MORE INFO ON FAT TONY:
Somewhere between DJ Screw and Bad Brains, De La Soul and Scritti Politti sits Houston’s native son, Fat Tony. For the last decade, Anthony Lawson Jude Ifeanyichukwu Obiawunaotu has been everywhere: from star-making turns on the first A$AP Rocky mixtape to hosting shows on Viceland and Super Deluxe, to co-founding a DIY culture magazine to playing every worthwhile rap party in America and burning the stage down every single time. A singular and experimentally-minded rap artist adept at both traditional regional styles and indie pop, hardcore thrash, and melodic candy-painted bangers. He is punk in the platonic sense of the word: experimental and subversive, but also funny, whimsical, and virtuosic.

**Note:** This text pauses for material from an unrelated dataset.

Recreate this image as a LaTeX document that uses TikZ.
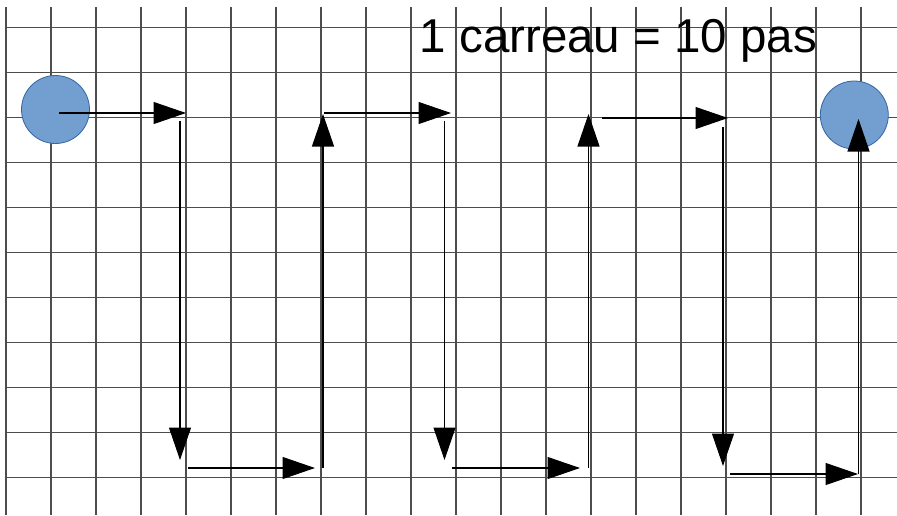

Over the course of more than a half-dozen LPs, and countless other short-form gems and collaborations with everyone from Das Racist to Bun B, Fat Tony has reimagined and blurred the boundaries of hip-hop. There are a few things you can depend on in this schizophrenic world. About once or twice a year, Fat Tony will drop an album and it will sound like nothing that he has done before. There’s a spirit of creative restlessness and intelligence that runs through his deep discography. He is a national treasure, one of those rappers destined to seem forever underrated until you ask around and realize that everyone in their right mind likes Fat Tony. He is the Whataburger of rappers: if you know you know.
Raised in Houston’s historically black and culturally radical neighborhood, the Third Ward, Tony’s mom and teachers educated him from the get-go about how this was the regional cradle for the Black Panther Party — and how BP hero, Carl Hampton, was murdered by the Houston Police Department. It was an environment where social awareness and Pan-Africanism were always around and celebrated. His childhood home was filled with records—country music, King Sunny Adé, and Jimmy Cliff from his father’s collection, his mother’s classical music, rock, and soul, and his granny’s gospel. Then as a teenager, empowered by the internet and his discovery of independent artists like E-40, Bikini Kill, and Bad Brains, Fat Tony began recording and distributing his own music. Heavily influenced by renowned Texas rappers like UGK and Scarface, Fat Tony started playing and organizing live shows at a time when there wasn’t much of a scene for young artists in Houston. He started booking bands of all types from all over, hand-making flyers for the shows and mailing them to addresses nabbed from the Carnegie Vanguard High School student directory.
His dedication to Houston’s rap scene earned him Houston Press Music Awards’ “Best Underground Hip Hop Artist” in 2008, 2009, 2010, and 2013. Primed for more national audiences, Fat Tony began taking his music on tour and collaborated with more artists around the country. His sonically unpredictable and emotionally vulnerable music has garnered praise from Pitchfork, The Fader, and Noisey. His achievements in rap have pushed him out of his comfort zone into other performance and hosting opportunities on TV and the Internet. Last fall, Fat Tony released Exotica on Carpark Records. It heralds his most visionary work yet, an ode to the art of storytelling through music. A rich and compact iteration of rap short fiction that firmly establishes him as his own one-man genre, the preeminent post-modern griot shooting game.